Quick answer
Invite church staff to Collie by adding the people who review communications, visitor follow-up, ministry planning, and operations, then make clear that Collie drafts and queues while humans approve.
Steps
- 1. List the workflows Collie will help with: Write down the first workflows your church wants to use: visitor follow-up, announcements, board prep, volunteer coordination, or sermon repurposing.
- 2. Invite the reviewers: Add staff who already own those workflows so review responsibility stays familiar.
- 3. Explain Pending approvals: Tell each staff member that Collie never sends email, calendar, social, or integration actions without human approval.
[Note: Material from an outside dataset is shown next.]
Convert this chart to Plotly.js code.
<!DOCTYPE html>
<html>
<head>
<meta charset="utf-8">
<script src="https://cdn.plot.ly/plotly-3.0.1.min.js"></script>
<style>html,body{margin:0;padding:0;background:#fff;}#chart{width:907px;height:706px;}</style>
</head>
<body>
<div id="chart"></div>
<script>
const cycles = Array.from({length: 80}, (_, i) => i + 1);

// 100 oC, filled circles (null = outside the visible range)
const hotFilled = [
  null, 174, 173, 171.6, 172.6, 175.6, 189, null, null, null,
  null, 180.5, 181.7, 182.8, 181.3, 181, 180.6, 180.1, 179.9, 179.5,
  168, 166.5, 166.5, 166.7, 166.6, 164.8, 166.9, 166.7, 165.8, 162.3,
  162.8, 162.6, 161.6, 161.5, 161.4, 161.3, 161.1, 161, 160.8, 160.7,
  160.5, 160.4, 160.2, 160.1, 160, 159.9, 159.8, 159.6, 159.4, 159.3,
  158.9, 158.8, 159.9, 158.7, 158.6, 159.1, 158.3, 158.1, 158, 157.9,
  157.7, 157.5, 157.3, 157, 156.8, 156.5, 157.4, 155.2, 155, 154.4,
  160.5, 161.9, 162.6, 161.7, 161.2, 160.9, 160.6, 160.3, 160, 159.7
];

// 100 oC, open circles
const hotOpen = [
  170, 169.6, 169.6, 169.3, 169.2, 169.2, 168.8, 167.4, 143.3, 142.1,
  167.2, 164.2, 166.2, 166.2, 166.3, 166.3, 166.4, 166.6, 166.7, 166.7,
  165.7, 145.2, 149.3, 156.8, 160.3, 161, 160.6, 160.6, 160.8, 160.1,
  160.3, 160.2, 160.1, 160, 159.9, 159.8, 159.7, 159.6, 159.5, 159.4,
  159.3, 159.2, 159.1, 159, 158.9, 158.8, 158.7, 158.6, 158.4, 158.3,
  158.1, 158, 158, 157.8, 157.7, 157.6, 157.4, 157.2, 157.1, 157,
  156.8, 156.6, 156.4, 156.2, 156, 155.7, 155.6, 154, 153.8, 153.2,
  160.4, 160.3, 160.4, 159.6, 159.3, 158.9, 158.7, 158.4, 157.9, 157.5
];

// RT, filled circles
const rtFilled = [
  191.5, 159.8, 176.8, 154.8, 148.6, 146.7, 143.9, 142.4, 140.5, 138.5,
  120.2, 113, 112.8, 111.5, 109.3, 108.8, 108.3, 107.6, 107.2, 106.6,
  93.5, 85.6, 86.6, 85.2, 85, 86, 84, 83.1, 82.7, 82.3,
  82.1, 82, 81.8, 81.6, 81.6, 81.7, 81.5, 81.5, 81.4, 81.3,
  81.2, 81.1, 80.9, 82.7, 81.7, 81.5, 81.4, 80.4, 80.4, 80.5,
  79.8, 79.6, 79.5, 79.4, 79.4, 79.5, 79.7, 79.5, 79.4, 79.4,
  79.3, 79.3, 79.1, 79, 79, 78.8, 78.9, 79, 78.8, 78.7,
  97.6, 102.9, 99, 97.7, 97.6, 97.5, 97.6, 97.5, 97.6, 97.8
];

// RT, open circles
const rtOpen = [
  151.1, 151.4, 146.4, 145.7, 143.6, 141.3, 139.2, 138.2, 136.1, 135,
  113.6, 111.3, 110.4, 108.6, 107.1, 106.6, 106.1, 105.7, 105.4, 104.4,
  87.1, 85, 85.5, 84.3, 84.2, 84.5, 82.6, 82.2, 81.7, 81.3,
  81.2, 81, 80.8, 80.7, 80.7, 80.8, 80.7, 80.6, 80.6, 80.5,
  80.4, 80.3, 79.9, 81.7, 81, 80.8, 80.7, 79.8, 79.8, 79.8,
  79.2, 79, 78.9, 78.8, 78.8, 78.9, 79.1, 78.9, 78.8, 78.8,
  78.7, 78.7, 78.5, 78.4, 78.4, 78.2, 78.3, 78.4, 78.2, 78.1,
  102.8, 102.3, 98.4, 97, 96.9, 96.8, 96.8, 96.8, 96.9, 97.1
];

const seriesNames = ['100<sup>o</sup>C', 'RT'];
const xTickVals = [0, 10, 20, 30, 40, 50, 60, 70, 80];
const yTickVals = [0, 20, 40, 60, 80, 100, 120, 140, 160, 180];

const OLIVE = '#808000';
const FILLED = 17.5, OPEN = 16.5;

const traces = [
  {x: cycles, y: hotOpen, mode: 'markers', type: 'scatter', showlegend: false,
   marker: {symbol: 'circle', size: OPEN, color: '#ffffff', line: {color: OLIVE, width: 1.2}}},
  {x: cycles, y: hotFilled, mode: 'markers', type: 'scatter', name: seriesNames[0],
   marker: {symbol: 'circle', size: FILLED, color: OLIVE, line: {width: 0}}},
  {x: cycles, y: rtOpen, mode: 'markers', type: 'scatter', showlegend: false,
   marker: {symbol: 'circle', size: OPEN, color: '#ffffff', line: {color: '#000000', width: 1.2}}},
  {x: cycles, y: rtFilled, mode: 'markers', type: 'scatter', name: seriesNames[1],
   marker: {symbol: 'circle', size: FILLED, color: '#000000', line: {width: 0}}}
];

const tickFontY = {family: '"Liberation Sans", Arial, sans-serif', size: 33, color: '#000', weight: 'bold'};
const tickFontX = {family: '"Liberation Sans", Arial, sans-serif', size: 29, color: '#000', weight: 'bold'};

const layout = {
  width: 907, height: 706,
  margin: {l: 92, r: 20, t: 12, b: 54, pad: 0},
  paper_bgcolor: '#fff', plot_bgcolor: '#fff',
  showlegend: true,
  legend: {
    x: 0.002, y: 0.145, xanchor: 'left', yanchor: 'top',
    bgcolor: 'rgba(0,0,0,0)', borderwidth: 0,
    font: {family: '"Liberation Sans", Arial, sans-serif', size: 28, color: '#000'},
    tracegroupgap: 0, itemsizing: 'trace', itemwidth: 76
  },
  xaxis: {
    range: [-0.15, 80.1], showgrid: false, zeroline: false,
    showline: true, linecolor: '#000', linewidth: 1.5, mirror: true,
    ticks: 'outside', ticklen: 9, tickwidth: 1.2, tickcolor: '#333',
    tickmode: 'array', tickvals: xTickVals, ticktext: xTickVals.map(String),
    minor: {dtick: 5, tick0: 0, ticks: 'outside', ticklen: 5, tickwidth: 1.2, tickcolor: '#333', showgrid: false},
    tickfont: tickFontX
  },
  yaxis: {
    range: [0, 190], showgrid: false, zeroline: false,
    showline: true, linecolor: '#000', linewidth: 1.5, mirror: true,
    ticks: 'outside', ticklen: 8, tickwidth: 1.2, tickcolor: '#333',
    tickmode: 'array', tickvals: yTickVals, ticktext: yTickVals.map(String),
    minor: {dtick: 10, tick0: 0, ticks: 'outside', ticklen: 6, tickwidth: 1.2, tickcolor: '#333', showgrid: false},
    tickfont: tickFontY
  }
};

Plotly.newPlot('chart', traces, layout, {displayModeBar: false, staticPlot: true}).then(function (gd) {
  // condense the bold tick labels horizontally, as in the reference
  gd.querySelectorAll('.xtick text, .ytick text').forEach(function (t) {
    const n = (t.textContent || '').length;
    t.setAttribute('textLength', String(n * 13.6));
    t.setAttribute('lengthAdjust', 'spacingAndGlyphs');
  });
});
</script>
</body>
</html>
- 4. Review after the first week: Check whether the right staff are seeing the right drafts, then adjust access as needed.
Details
Good first invites
Start with people who can give quick, informed review of the highest-volume ministry work.
- Executive pastor or operations lead.
- Church administrator.
- Communications director.
- Guest services or connections lead.
- Ministry director who owns volunteer coordination.
How to reduce confusion
Collie should not introduce a new approval culture. It should make the current one visible and easier to execute.
- Keep the first workflows narrow.
- Name the human approver before drafting external work.
- Use Pending as the shared review queue.
Related questions
Should every volunteer be invited to Collie?
No. Start with staff and ministry leads who need to draft or approve repeatable work. Volunteer access should be limited to clear operational needs.
Can staff send actions automatically from Collie?
No. In v1, every external action waits for human approval in Pending before anything leaves Collie.